Cette perspective ne semble guère offrir mieux que celle de la fonction publique se réduisant d’une décennie à l’autre à des offres ciblées et régulées par une politique de l’emploi peu soucieuse de l’avenir de milliers de jeunes. On recrute très peu en réalité dans le secteur privé national étouffé par un privé international plus performant et plus compétitif dans le domaine du marché de l’emploi salarié.

Rien ne semble résister à cette volonté inébranlable des jeunes. Ils veulent trouver du travail, partout où il est possible de vendre sa force de travail intellectuel ou physique et son capital expérience. Tous sont devenus des migrants potentiels. C’est une tendance lourde dans les rangs de cette jeunesse désemparée par l’étroitesse du marché de l’emploi salarié et non salarié au Sénégal et l’absence d’une politique nationale cohérente et efficace de l’emploi.

L’autre catégorie des jeunes est constituée par des jeunes sénégalais sans formation professionnelle et technique. Ils n’ont pas de qualification. Ils sont les plus nombreux. Certains de ces jeunes viennent naturellement du système éducatif. Ils ont quitté très tôt les bancs de l’école ou de l’Université pour des raisons différentes : décrochages, redoublement, désintéressement et absence de moyens financiers des parents.

Cette couche sociale n’a bénéficié d’aucune politique d’encadrement et d’accompagnement technique de l’État et des Collectivités locales. Elle représente aujourd’hui une part importante des demandeurs d’emploi au Sénégal. Enfin, l’autre frange de ceux qui n’ont pas de formation professionnelle et ethnique, est celle de tous ces jeunes urbains et ruraux qui n’ont fréquenté, ni l’école francophone, ni l’école arabophone.

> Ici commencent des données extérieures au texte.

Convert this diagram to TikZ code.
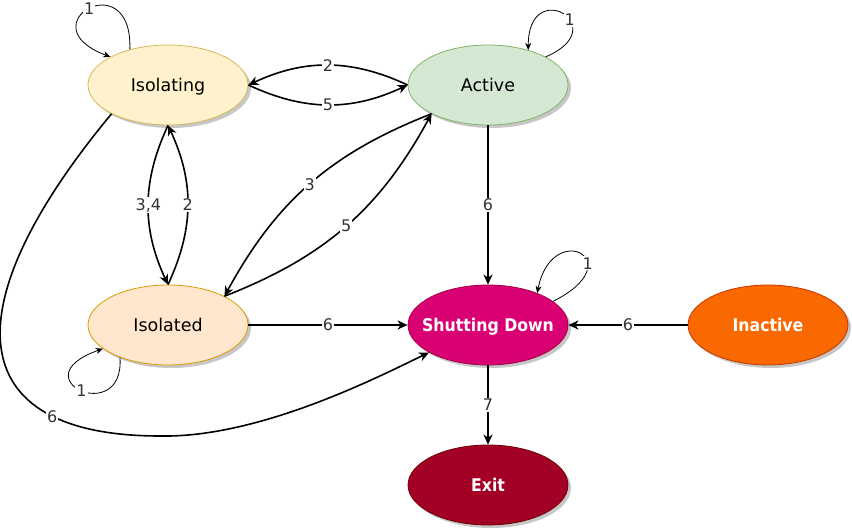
\documentclass[tikz,border=0pt]{standalone}
\usepackage{fontspec}
\setmainfont{DejaVu Sans}
\newfontfamily\condfont{DejaVu Sans Condensed}
\usepackage{xcolor}
\usepackage{tikz}
\usetikzlibrary{arrows.meta,shapes.geometric,shadows}

\definecolor{isolatingfill}{HTML}{FFF2CC}
\definecolor{isolatingline}{HTML}{D6B656}
\definecolor{activefill}{HTML}{D5E8D4}
\definecolor{activeline}{HTML}{82B366}
\definecolor{isolatedfill}{HTML}{FFE6CC}
\definecolor{isolatedline}{HTML}{D79B00}
\definecolor{shutfill}{HTML}{D80073}
\definecolor{shutline}{HTML}{A50040}
\definecolor{inactivefill}{HTML}{FA6800}
\definecolor{inactiveline}{HTML}{C73500}
\definecolor{exitfill}{HTML}{A20025}
\definecolor{exitline}{HTML}{6F0000}

\begin{document}
\begin{tikzpicture}[
  x=1pt, y=-1pt,
  font=\fontsize{17.5}{20}\selectfont, >={Stealth[length=10pt,width=9pt,inset=3pt]},
  state/.style={ellipse, draw, line width=0.8pt, minimum width=160pt, minimum height=80pt,
    inner xsep=-14pt, inner ysep=0pt, text height=13pt, text depth=0pt,
    drop shadow={shadow xshift=3pt, shadow yshift=-3pt, fill=black!22, opacity=1}},
  darkstate/.style={state, text=white, font=\condfont\bfseries\fontsize{17.5}{20}\selectfont},
  edge/.style={->, line width=1.6pt},
  selfloop/.style={-{Stealth[length=7pt,width=6pt,inset=2pt]}, line width=0.8pt},
  lbl/.style={fill=white, inner sep=1pt, text=black!80, font=\fontsize{16}{18}\selectfont},
]
\useasboundingbox (0,0) rectangle (852,529);

% 状态：两列 + 右侧 Inactive，单位 pt（= 参考图像素）
\node[state, fill=isolatingfill, draw=isolatingline] (isolating) at (168,85) {Isolating};
\node[state, fill=activefill, draw=activeline] (active) at (488,85) {Active};
\node[state, fill=isolatedfill, draw=isolatedline] (isolated) at (168,325) {Isolated};
\node[darkstate, fill=shutfill, draw=shutline] (shut) at (488,325) {Shutting Down};
\node[darkstate, fill=inactivefill, draw=inactiveline] (inactive) at (768,325) {Inactive};
\node[darkstate, fill=exitfill, draw=exitline] (exit) at (488,485) {Exit};

% Isolating ↔ Active
\draw[edge] (active.west) to[bend right=25] node[lbl]{2} (isolating.east);
\draw[edge] (isolating.east) to[bend right=25] node[lbl]{5} (active.west);

% Isolating ↔ Isolated
\draw[edge] (isolating.south) to[bend right=25] node[lbl]{3,4} (isolated.north);
\draw[edge] (isolated.north) to[bend right=25] node[lbl]{2} (isolating.south);

% Active ↔ Isolated（斜向一对）
\draw[edge] (active.207) to[bend right=20] node[lbl]{3} (isolated.27);
\draw[edge] (isolated.27) to[bend right=20] node[lbl]{5} (active.207);

% 汇入 Shutting Down
\draw[edge] (active) -- node[lbl]{6} (shut);
\draw[edge] (isolated) -- node[lbl]{6} (shut);
\draw[edge] (inactive) -- node[lbl]{6} (shut);
\draw[edge] (shut) -- node[lbl]{7} (exit);

% Isolating → Shutting Down：左侧大弧，经底部拐点
\coordinate (arcbottom) at (160,436);
\draw[edge] (isolating.207) .. controls (-48,306) and (-40,436) .. node[lbl, pos=0.77]{6} (arcbottom)
  .. controls (260,438) and (380,376) .. (shut.205);

% 自环
\draw[selfloop] (isolating.137) .. controls +(3,-87) and +(-85,-32) .. node[lbl]{1} (isolating.154);
\draw[selfloop] (active.26) .. controls +(70,-30) and +(0,-75) .. node[lbl, pos=0.4]{1} (active.41);
\draw[selfloop] (shut.20) .. controls +(80,-40) and +(15,-75) .. node[lbl, pos=0.35]{1} (shut.33);
\draw[selfloop] (isolated.214) .. controls +(5,70) and +(-85,30) .. node[lbl]{1} (isolated.200);
\end{tikzpicture}
\end{document}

La destination de cette franche de la population à la recherche du travail navigue entre le secteur informel et les offres incertaines d’emploi des Collectivités locales. Alors que l’informel est saturé et rejette de plus en plus ces jeunes, les mairies et autres démembrements de l’Etat n’ont guère de budgets de fonctionnement suffisants ou de ressources financières pour recruter un personnel administratif, technique, de service, qualifié. L’offre d’emploi des collectivités est très limitée, voire trop maigre.

Face à cette demande massive de l’emploi des jeunes diplômés et des jeunes non qualifiés, le gouvernement ne propose aucune politique d’emploi durable et fiable en termes d’insertion sociale, économique et de formation. Les pouvoirs publics se confinent plutôt à une offre publique ciblée à travers des projets sectoriels se transformant presque en des projets politiciens électoraux.

L’emploi proposé à ces jeunes est assez souvent, plus du domaine de l’aventure pour soutenir le gouvernant que de la création effective de structures économiques capables de produire du travail durable, un système socio-économique rentable. Le plus souvent d’ailleurs, ceux qui accèdent à cette offre des projets de l’État ou des élus locaux, ne se font guère d’illusion. Beaucoup de ces bénéficiaires des projets publics, privés ou semi-privés, abandonnent en cours de chemin au bout d’une ou deux années de galère.

Un éternel recommencement pour l’État et pour les jeunes désabusés par la politique de l’offre politicienne. Ce cycle de déperdition de l’emploi remonte aux années de l’Ajustement avec les opérations sans lendemain des maîtrisards chômeurs. L’absence de vision et d’une approche de l’emploi dans la durée constitue l’une des faiblesses majeures de la politique de l’emploi de l’État post- colonial et des collectivités locales.